Do you really think there's some value in your anonymous "sources," who were doing nothing more than passing along hearsay and gossip? The article even called it gossip, for John Peter Zenger's sake.

Wrapping shoddy journalism in high-falutin' BS about "protecting sources" doesn't make it any less a steaming pile. And you, son, could fertilize the back 40.

Obviously, you've learned absolutely nothing. Thus, the DN's contrition seems to have been nothing more than so much bull designed to placate the masses as a funding election loomed.

And here's a corollary to Godwin's law: He who first uses the term "hater" loses the argument by default. It's a cop-out that means nothing apart from "He's being mean to me and I'm gonna pitch a fit."

"Hater" . . . that's amusing. Especially in light of your condescending stereotyping of Christians. There's nothing that screams open-mindedness and tolerance more than that.

And there's no rebellion against fundamentalism like a mindless rebellion against fundamentalism. You're too busy being the "cool kid" to realize that non-conformity is not reflexively buying into a photo-negative version of fundamentalist conformity.

Doesn't hating "haters" just make you . . . a hater? Whatever that happens to be today.

I'm sure, faced with a contradiction you can't squirm out of, you'll just change the definition of "hater" to exclude yourself.

You know, I'll bet I'd agree with Andrew Lacy on very little politically. He seems to be pretty Republican (though I could be mistaken), and I'm not.

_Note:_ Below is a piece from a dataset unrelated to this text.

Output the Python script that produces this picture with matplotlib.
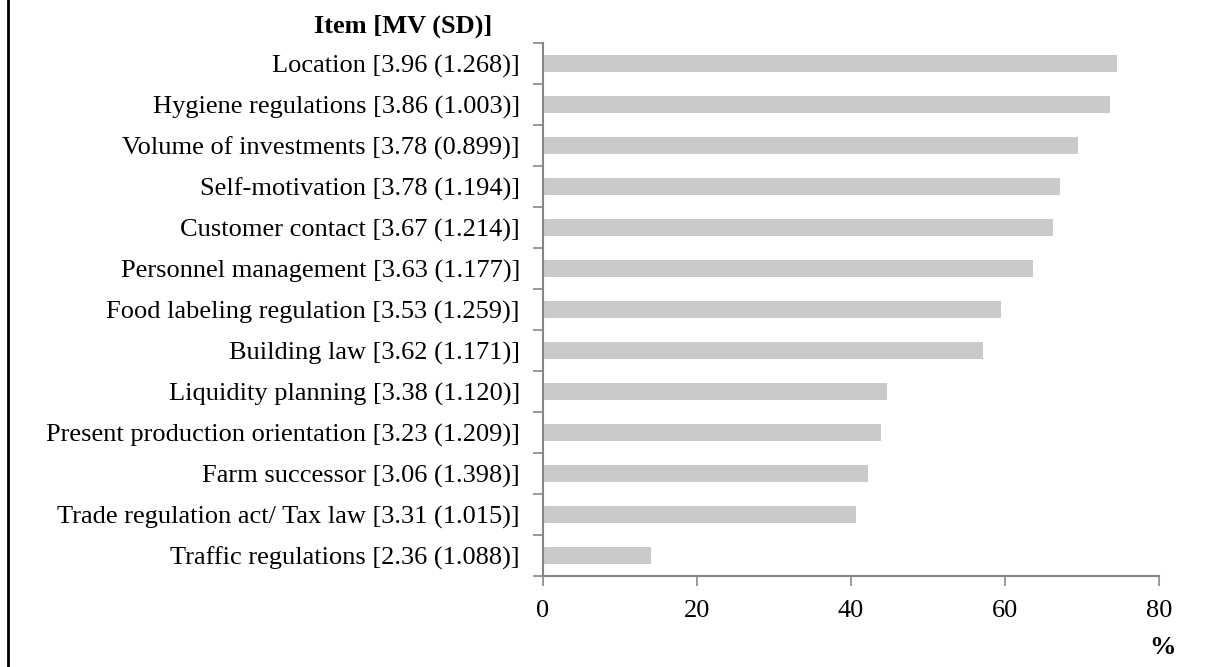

But the kid sure seems to have nailed it with this paragraph in his "Take this job and shove it" magnum opus:

"This is a collection of people who prioritize being cool and edgy over actual journalistic standards, which results in the sort (of) childish ideas allowing this article to get the green light. It's a paper where a news editor can write a blog post titled 'J-school taught me nothing' in the same week that a headline is misspelled."

Have a nice life "making music features" for public radio, kid. You'll probably end up getting punked by James O'Keefe.